It’s one of those stories that can leave even the most jaded and cynical critic of racist thinking scratching their head; the kind that manages to shock even those of us for whom acts of bigotry and intolerance seem all-too-typical, and who have, sadly, come to expect them in a culture such as this.
And so it was that in Flint, Michigan recently, a new father — and this is a term he has earned in only the most narrow, biological sense — demanded that when his recently arrived child was sent to the Neonatal Intensive Care Unit of the hospital where she had been born, no African American nurses were to attend to her needs, to care for her, to do what neonatal ICU nurses do, which is to say keep sick babies alive. White hands only for this white, fresh as snow child, whose father, sporting a shiny new swastika tattoo (a Christmas present no doubt from his pathetic skinhead bride) prioritized his own hatreds above and beyond the needs of his precious little girl. That the future does not bode well for her seems hardly worth saying. To be delivered from an ICU into the arms of one as unhinged as this can only, by reasonable people, be seen as a turn for the worse. Incubators and breathing machines might be preferable to having parents such as she has, through no fault of her own, inherited.
But what is worse, perhaps, than the bigotry of this one neo-Nazi — which is at least to be expected and so, can, despite its irrationality in a case such as this, remain somewhat within the realm of the banal — is that the hospital in question, Hurley Medical Center, actually capitulated to his psychotically racist demands, posting a sign on the little girl’s chart instructing the unit to disallow any black nurses from as much as touching this baby. Presumably, were Tonya Battle, a black Hurley neonatal nurse since 1988 the only nurse within arms reach of the girl as she entered cardiac arrest or as her kidneys began to shut down — both of which have been known to happen to those in a NIC-U — Battle was to scream loudly for a white nurse to come and save the child’s life. Because God forbid a black woman with 25 years experience do the job. And if she dies, well, at least her precious white skin wouldn’t have been sullied by black hands.
Hurley’s acquiescence to this insanity, in contravention of all ethical responsibility, not to mention legal obligations to treat their employees in a non-discriminatory fashion, is going to cost them no doubt, as they are apt to discover once the lawsuit currently brought against their witless administrators plays out. They are going to pay, and pay big, as they should, for their enabling of overt white supremacy. But that is hardly the most important part of this story. Just as it was not the most important part of the story back in 2000 when a heart specialist at St. Thomas Hospital in Nashville did a similar thing, agreeing to the lunatic ravings of another racist white man, who demanded that his wife, who needed open heart surgery to save her life, not be attended to by any black doctor, because he didn’t want a black man to see his wife naked.

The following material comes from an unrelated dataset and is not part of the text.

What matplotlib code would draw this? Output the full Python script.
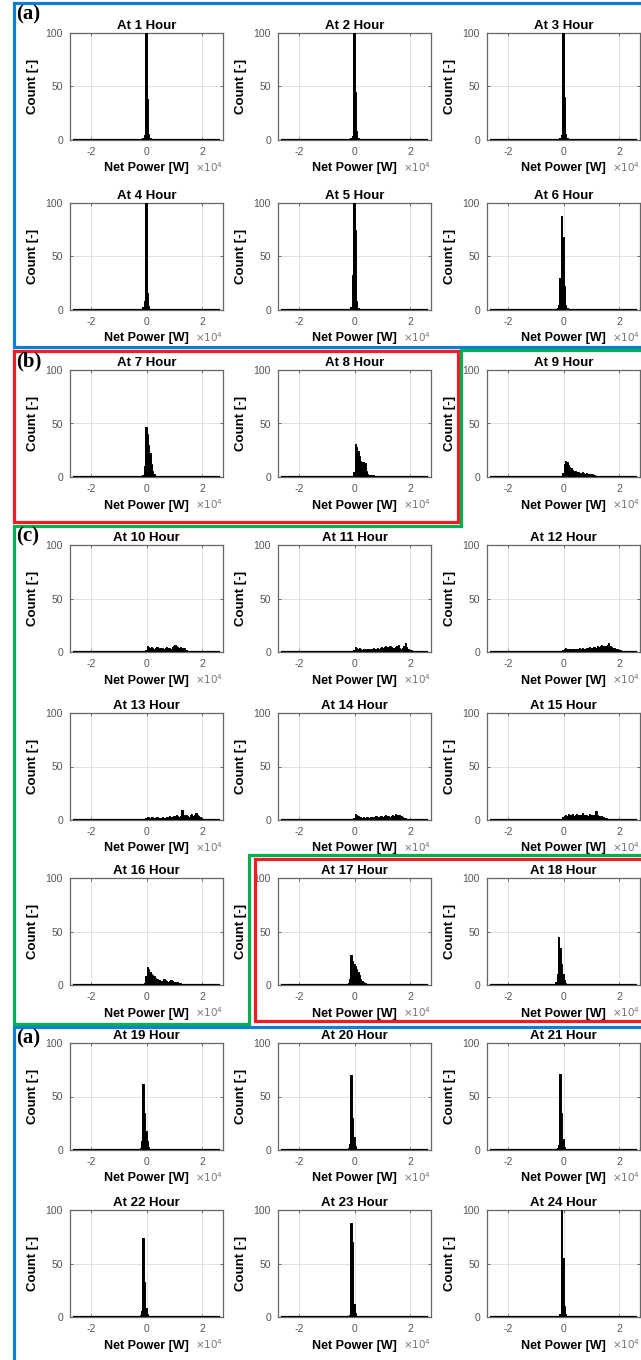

More interesting, I think, is what this story (and the earlier one from Nashville) says about racism in America, and not just of the sort evinced by one bottom-feeder, troglodytic fan of Adolf Hitler. For while we are too quick to presume racism to be merely an individual pathology manifested by individually bad people, much like the father in the story from Flint, the fact is, an incident like this illustrates as well as anything can, the way that racism continues to operate as a systemic force in the United States, civil rights laws and all our vaunted post-raciality notwithstanding.